Kurdish Ezidi MP receives Lantos human rights prize

During the IS attack on Ezidi areas 3000 Ezidi men were killed and 6,700 girls and women were kidnapped, she said.

ERBIL, Kurdistan Region (Kurdistan24) – An Ezidi Kurdish politician was awarded the 2016 Lantos Human Rights Prize in Washington DC, United States.

In a ceremony held at the Capitol Hall, Vian Dakhil a Kurdish Ezidi woman and an outspoken member of Iraqi parliament received the 2016 Lantos Human Rights Prize.

During the ceremony, attended by US senators, Dakhil criticized the US President Donald Trump’s executive order banning the people of the seven countries from visiting the US.

It is unjust to consider Kurds terrorists while we have been at forefront of fighting terror, Dakhil said.

In her speech, Dakhil spoke about the challenges the people of the Kurdistan Region and Iraq have endured at the hand of the extremist groups Islamic state (IS), especially the tragedies Kurdish Ezidis have suffered, calling upon the international community to help the victims.

“There is no component of our people who did not suffer,” Dakhil said.

Dakhil, a Kurdish MP on the Kurdistan Democratic Party (KDP) bloc in Baghdad, revealed the figures of Ezidi victims in Shingal and the surrounding areas.

During the IS attack on Ezidi areas 3000 Ezidi men were killed and 6,700 girls and women were kidnapped, she said.

She added that with the Kurdistan Regional Government (KRG) efforts 2,800 Ezidi girls and women have been freed from the IS captivity but 3,900 of them are still under IS control.

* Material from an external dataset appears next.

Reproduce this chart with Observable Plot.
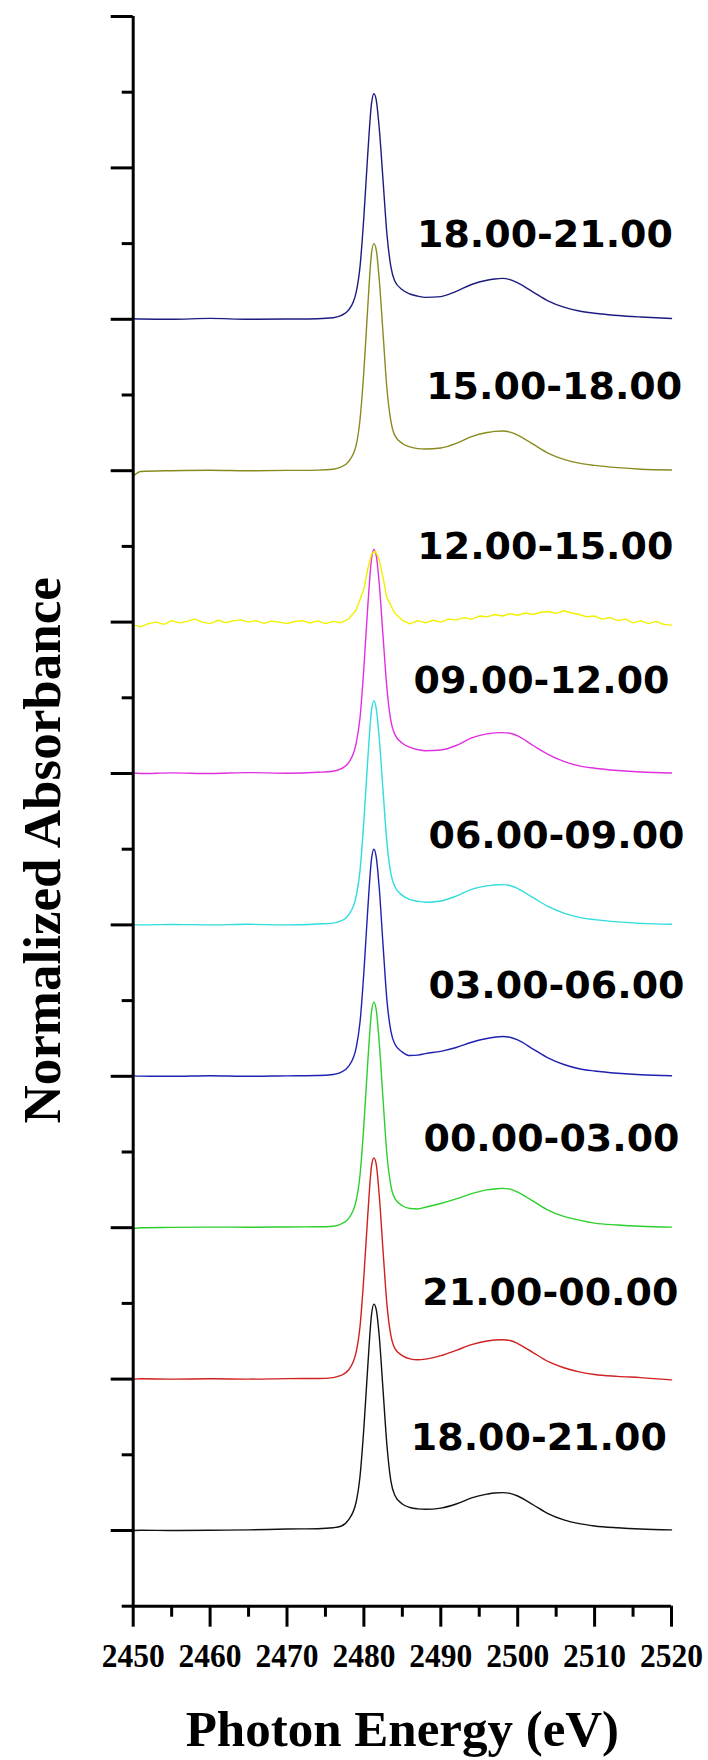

She added that 420,000 Ezidis are displaced in the Kurdistan Region camps and 80 percent of Ezidi villages and cities have been destroyed.

On January 31, Dakhil’s office in a press release stated that the Kurdish MP canceled her trip to the US as a result of the new US travel ban on Iraqi passport holders.

The President of the Lantos Foundation, Katrina Lantos said that the US Secretary of State Rex Tillerson granted Dakhil and her sister special permission to travel to the US and receive the prize.

According to the Lantos Foundation website, the Rights Prize is awarded annually to raise awareness about human rights violations and the individuals committed to fighting them throughout the world.